VgrG proteins form the spike of the type VI secretion system (T6SS) syringe-like complex. VgrG3 of Vibrio cholerae degrades the peptidoglycan cell wall of rival bacteria via its C-terminal region (VgrG3C) through its muramidase activity. VgrG3C consists of a peptidoglycan-binding domain (VgrG3C(PGB)) and a putative catalytic domain (VgrG3C(CD)), and its activity can be inhibited by its immunity protein partner TsiV3. Here, the crystal structure of V. cholerae VgrG3C(CD) in complex with TsiV3 is presented at 2.3 Å resolution.
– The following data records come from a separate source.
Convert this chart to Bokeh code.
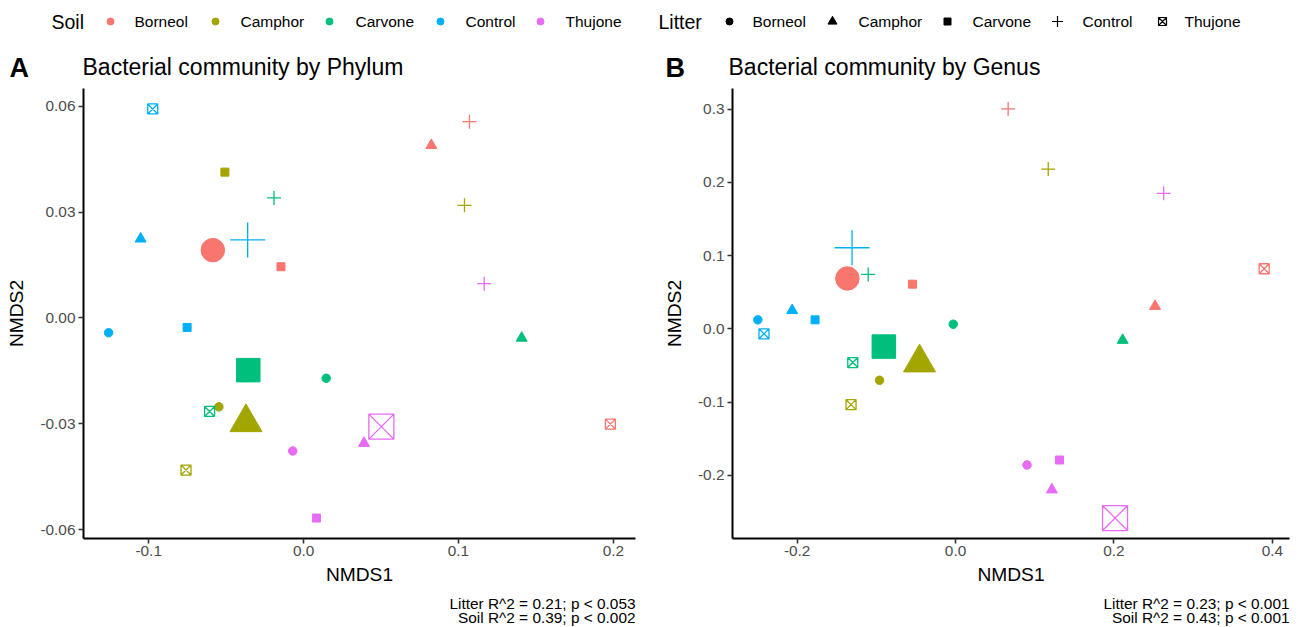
from bokeh.plotting import figure
from bokeh.models import ColumnDataSource, Range1d, FixedTicker
from bokeh.layouts import column, row
from bokeh.embed import file_html
from bokeh.resources import INLINE
from bokeh.core.properties import value
from bokeh.transform import factor_cmap, factor_mark

# ---------------- data ----------------
treatments = ["Borneol", "Camphor", "Carvone", "Control", "Thujone"]

# 25 rows: soil (outer) x litter (inner)
soil_groups = [s for s in treatments for _ in treatments]
litter_groups = [l for _ in treatments for l in treatments]

phylum_nmds1 = [-0.0586, 0.0825, -0.0146, 0.1071, 0.1981,
                -0.0547, -0.0372, -0.0508, 0.1039, -0.0759,
                0.0146, 0.1408, -0.0357, -0.0191, -0.0607,
                -0.1259, -0.1052, -0.0752, -0.0361, -0.0974,
                -0.0070, 0.0390, 0.0083, 0.1166, 0.0502]
phylum_nmds2 = [0.0192, 0.0489, 0.0145, 0.0556, -0.0301,
                -0.0252, -0.0296, 0.0413, 0.0319, -0.0431,
                -0.0171, -0.0057, -0.0148, 0.0340, -0.0265,
                -0.0042, 0.0224, -0.0027, 0.0221, 0.0592,
                -0.0377, -0.0355, -0.0567, 0.0097, -0.0308]

genus_nmds1 = [-0.1366, 0.2519, -0.0543, 0.0664, 0.3897,
               -0.0960, -0.0455, -0.0880, 0.1170, -0.1320,
               -0.0029, 0.2110, -0.0906, -0.1103, -0.1298,
               -0.2497, -0.2063, -0.1774, -0.1307, -0.2419,
               0.0902, 0.1216, 0.1312, 0.2628, 0.2014]
genus_nmds2 = [0.0688, 0.0309, 0.0610, 0.3004, 0.0821,
               -0.0703, -0.0462, -0.0240, 0.2183, -0.1036,
               0.0063, -0.0155, -0.0242, 0.0743, -0.0461,
               0.0123, 0.0252, 0.0123, 0.1108, -0.0068,
               -0.1860, -0.2198, -0.1792, 0.1851, -0.2585]

phylum_xticks = [-0.1, 0.0, 0.1, 0.2]
phylum_xlabels = ["-0.1", "0.0", "0.1", "0.2"]
phylum_yticks = [-0.06, -0.03, 0.0, 0.03, 0.06]
phylum_ylabels = ["-0.06", "-0.03", "0.00", "0.03", "0.06"]

genus_xticks = [-0.2, 0.0, 0.2, 0.4]
genus_xlabels = ["-0.2", "0.0", "0.2", "0.4"]
genus_yticks = [-0.2, -0.1, 0.0, 0.1, 0.2, 0.3]
genus_ylabels = ["-0.2", "-0.1", "0.0", "0.1", "0.2", "0.3"]

phylum_stats = ["Litter R^2 = 0.21; p < 0.053", "Soil R^2 = 0.39; p < 0.002"]
genus_stats = ["Litter R^2 = 0.23; p < 0.001", "Soil R^2 = 0.43; p < 0.001"]

panel_tags = ["A", "B"]
panel_titles = ["Bacterial community by Phylum", "Bacterial community by Genus"]

# ---------------- style ----------------
FONT = "Liberation Sans"
palette = ["#F8766D", "#A3A500", "#00BF7D", "#00B0F6", "#E76BF3"]
markers = ["circle", "triangle", "square", "cross", "square_x"]
small_size = {"circle": 8.5, "triangle": 11, "square": 8, "cross": 14, "square_x": 10}
big_size = {"circle": 23.5, "triangle": 32, "square": 23.5, "cross": 35, "square_x": 25}
open_marks = {"cross", "square_x"}
mark_of = dict(zip(treatments, markers))

TOP_H = 88
PANEL_H = 502
BOTTOM_H = 627 - TOP_H - PANEL_H
FRAME_BOTTOM_BORDER = 52


def make_source(xs, ys):
    sizes, lws, fas = [], [], []
    for s, l in zip(soil_groups, litter_groups):
        m = mark_of[l]
        sizes.append(big_size[m] if s == l else small_size[m])
        lws.append(1.3 if m in open_marks else 1.0)
        fas.append(0.0 if m in open_marks else 1.0)
    return ColumnDataSource(dict(x=xs, y=ys, soil=soil_groups, litter=litter_groups,
                                 size=sizes, lw=lws, fa=fas))


def make_panel(xs, ys, width, bl, br, xt, xl, yt, yl):
    xspan = max(xs) - min(xs)
    yspan = max(ys) - min(ys)
    p = figure(width=width, height=PANEL_H,
               x_range=Range1d(min(xs) - 0.05 * xspan, max(xs) + 0.05 * xspan),
               y_range=Range1d(min(ys) - 0.05 * yspan, max(ys) + 0.05 * yspan),
               output_backend="svg", toolbar_location=None,
               min_border_left=bl, min_border_right=br,
               min_border_top=0, min_border_bottom=FRAME_BOTTOM_BORDER)
    p.outline_line_color = None
    p.xgrid.visible = False
    p.ygrid.visible = False
    src = make_source(xs, ys)
    p.scatter(x="x", y="y", source=src, size="size",
              marker=factor_mark("litter", markers, treatments),
              fill_color=factor_cmap("soil", palette, treatments),
              line_color=factor_cmap("soil", palette, treatments),
              line_width="lw", fill_alpha="fa")
    p.xaxis.ticker = FixedTicker(ticks=xt)
    p.xaxis.major_label_overrides = dict(zip(xt, xl))
    p.yaxis.ticker = FixedTicker(ticks=yt)
    p.yaxis.major_label_overrides = dict(zip(yt, yl))
    p.xaxis.axis_label = "NMDS1"
    p.yaxis.axis_label = "NMDS2"
    for ax in (p.xaxis, p.yaxis):
        ax.axis_line_color = "black"
        ax.axis_line_width = 2
        ax.major_tick_line_color = "#333333"
        ax.major_tick_line_width = 1.6
        ax.major_tick_out = 5
        ax.major_tick_in = 0
        ax.minor_tick_line_color = None
        ax.major_label_text_font = FONT
        ax.major_label_text_font_size = "15.4px"
        ax.major_label_text_color = "#4D4D4D"
        ax.axis_label_text_font = FONT
        ax.axis_label_text_font_size = "19.2px"
        ax.axis_label_text_font_style = "normal"
        ax.axis_label_text_color = "black"
    p.xaxis.major_label_standoff = 2
    p.xaxis.axis_label_standoff = 5
    p.yaxis.major_label_standoff = 3
    p.yaxis.axis_label_standoff = 10
    return p


pA = make_panel(phylum_nmds1, phylum_nmds2, 660, 83, 25,
                phylum_xticks, phylum_xlabels, phylum_yticks, phylum_ylabels)
pB = make_panel(genus_nmds1, genus_nmds2, 641, 68, 12,
                genus_xticks, genus_xlabels, genus_yticks, genus_ylabels)

# ---------------- header: legends + panel titles ----------------
top = figure(width=1301, height=TOP_H, x_range=Range1d(0, 1301), y_range=Range1d(TOP_H, 0),
             output_backend="svg", toolbar_location=None, min_border=0,
             x_axis_type=None, y_axis_type=None)
top.outline_line_color = None

LEG_Y = 21
soil_key_x = [110, 215, 329, 440, 540]
soil_lab_x = [134, 240, 355, 465, 565]
litter_key_x = [729, 832, 947, 1057, 1162]
litter_lab_x = [752, 858, 972, 1082, 1184]
legend_key_size = {"circle": 7, "triangle": 9, "square": 7, "cross": 11, "square_x": 8}

top.text(x=[51, 658], y=[LEG_Y, LEG_Y], text=["Soil", "Litter"], text_font=value(FONT),
         text_font_size=value("19.5px"), text_baseline="middle", text_align="left",
         text_color="black")
top.scatter(x=soil_key_x, y=[LEG_Y] * 5, marker="circle", size=7, color=palette)
top.text(x=soil_lab_x, y=[LEG_Y] * 5, text=treatments, text_font=value(FONT),
         text_font_size=value("15.5px"), text_baseline="middle", text_align="left",
         text_color="black")
for kx, m in zip(litter_key_x, markers):
    top.scatter(x=[kx], y=[LEG_Y], marker=m, size=legend_key_size[m],
                fill_color="black" if m not in open_marks else None,
                line_color="black", line_width=1.2 if m in open_marks else 1)
top.text(x=litter_lab_x, y=[LEG_Y] * 5, text=treatments, text_font=value(FONT),
         text_font_size=value("15.5px"), text_baseline="middle", text_align="left",
         text_color="black")

top.text(x=[9, 665], y=[67, 67], text=panel_tags, text_font=value(FONT),
         text_font_size=value("27px"), text_font_style="bold", text_baseline="middle",
         text_align="left", text_color="black")
top.text(x=[82, 728], y=[66, 66], text=panel_titles, text_font=value(FONT),
         text_font_size=value("23px"), text_baseline="middle", text_align="left",
         text_color="black")

# ---------------- footer: statistics ----------------
y0 = TOP_H + PANEL_H
bottom = figure(width=1301, height=BOTTOM_H, x_range=Range1d(0, 1301),
                y_range=Range1d(627, y0),
                output_backend="svg", toolbar_location=None, min_border=0,
                x_axis_type=None, y_axis_type=None)
bottom.outline_line_color = None
bottom.text(x=[635, 635, 1289, 1289], y=[603, 616.5, 603, 616.5],
            text=phylum_stats + genus_stats, text_font=value(FONT),
            text_font_size=value("15.4px"), text_baseline="middle", text_align="right",
            text_color="black")

layout = column(top, row(pA, pB), bottom)
open("out.html", "w").write(file_html(layout, INLINE))
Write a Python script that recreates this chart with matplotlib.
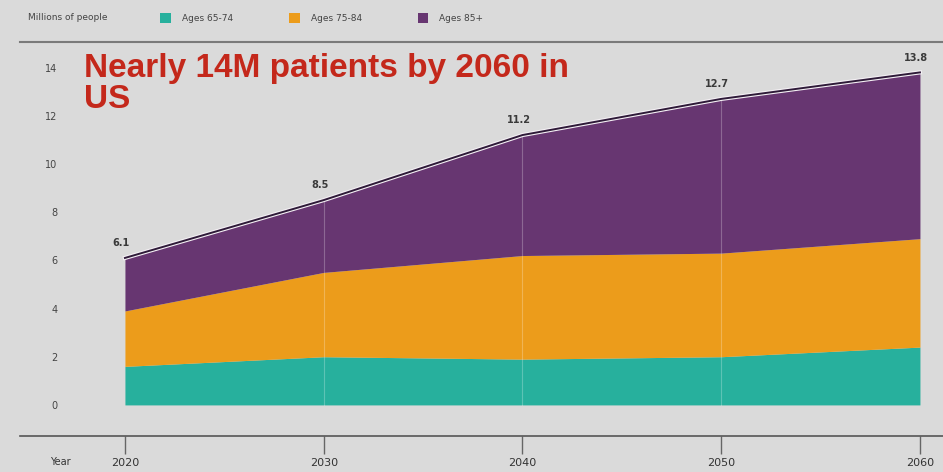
import numpy as np
import matplotlib
matplotlib.use("Agg")
import matplotlib.pyplot as plt

# data (millions of people)
years = [2020, 2030, 2040, 2050, 2060]
ages_65_74 = [1.6, 2.0, 1.9, 2.0, 2.4]
ages_75_84 = [2.3, 3.5, 4.3, 4.3, 4.5]
ages_85_plus = [2.2, 3.0, 5.0, 6.4, 6.9]
totals = ["6.1", "8.5", "11.2", "12.7", "13.8"]
series_names = ["Ages 65-74", "Ages 75-84", "Ages 85+"]
colors = ["#27b09d", "#ec9c1b", "#673671"]
yticks = [0, 2, 4, 6, 8, 10, 12, 14]

BG = "#dadada"
W, H = 943, 472

fig = plt.figure(figsize=(W / 100, H / 100), dpi=100, facecolor=BG)
# axes: left edge at 20px, bottom (x axis line) at 436px from top, top at 50px
ax = fig.add_axes([20 / W, (H - 436) / H, 1 - 20 / W, (436 - 50) / H])
ax.set_facecolor(BG)

base = np.zeros(len(years))
handles = []
for vals, name, col in zip([ages_65_74, ages_75_84, ages_85_plus], series_names, colors):
    vals = np.array(vals)
    h = ax.fill_between(years, base, base + vals, color=col, lw=0, label=name)
    handles.append(h)
    base = base + vals

# dark top edge with a light highlight above it
ax.plot(years, base, color="#f4f0f4", lw=3.0, zorder=3)
ax.plot(years, base, color="#2e1a38", lw=1.4, zorder=4)

# faint vertical seams at the inner decades
for yr, top in zip(years[1:-1], base[1:-1]):
    ax.plot([yr, yr], [0, top], color="white", lw=0.8, alpha=0.25, zorder=2)

for yr, top, lab in zip(years, base, totals):
    ax.text(yr - 0.2, top + 0.4, lab, ha="center", va="bottom", fontsize=7,
            color="#3a3a3a", fontweight="bold", family="DejaVu Sans")

ax.set_xlim(2014.72, 2061.16)
ax.set_ylim(-1.29, 14.73)

for s in ["top", "right", "left"]:
    ax.spines[s].set_visible(False)
ax.spines["bottom"].set_color("#555555")
ax.spines["bottom"].set_linewidth(1.2)

ax.set_xticks(years)
ax.set_xticklabels([str(y) for y in years])
ax.tick_params(axis="x", direction="out", length=13, width=1, color="#666666",
               labelsize=8, labelcolor="#333333", pad=3)
ax.set_yticks(yticks)
ax.set_yticklabels([str(v) for v in yticks])
ax.tick_params(axis="y", length=0, labelsize=7, labelcolor="#444444", pad=-27)

fig.text(50 / W, 1 - 462 / H, "Year", fontsize=7, color="#333333", va="center")

# header row
fig.text(28 / W, 1 - 18 / H, "Millions of people", fontsize=6.5, color="#444444", va="center")
fig.legend(handles=handles, labels=series_names, loc="center left",
           bbox_to_anchor=(152 / W, 1 - 18 / H), ncol=3, frameon=False,
           fontsize=6.5, labelcolor="#444444", handlelength=1.2, handleheight=1.3,
           columnspacing=6.2, handletextpad=1.2)
fig.add_artist(plt.Line2D([20 / W, 1], [1 - 42 / H, 1 - 42 / H], color="#7a7a7a", lw=1.5))

# slide title
fig.text(84 / W, 1 - 84 / H, "Nearly 14M patients by 2060 in\nUS", fontsize=24,
         fontweight="bold", color="#c4281b", family="Liberation Sans",
         va="center", ha="left", linespacing=1.02)

fig.savefig("out.png", dpi=100, facecolor=BG)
VgrG3C(CD) adopts a chitosanase fold. A dimer of TsiV3 is bound in the deep active-site groove of VgrG3C(CD), occluding substrate binding and distorting the conformation of the catalytic dyad. Gln91 and Arg92 of TsiV3 are located in the centre of the interface and are important for recognition of VgrG3C. Mutation of these residues destabilized the complex and abolished the inhibitory activity of TsiV3 against VgrG3C toxicity in cells. Disruption of TsiV3 dimerization also weakened the complex and impaired the inhibitory activity. These structural, biochemical and functional data define the molecular mechanism underlying the self-protection of V.cholerae and expand the understanding of the role of T6SS in bacterial competition.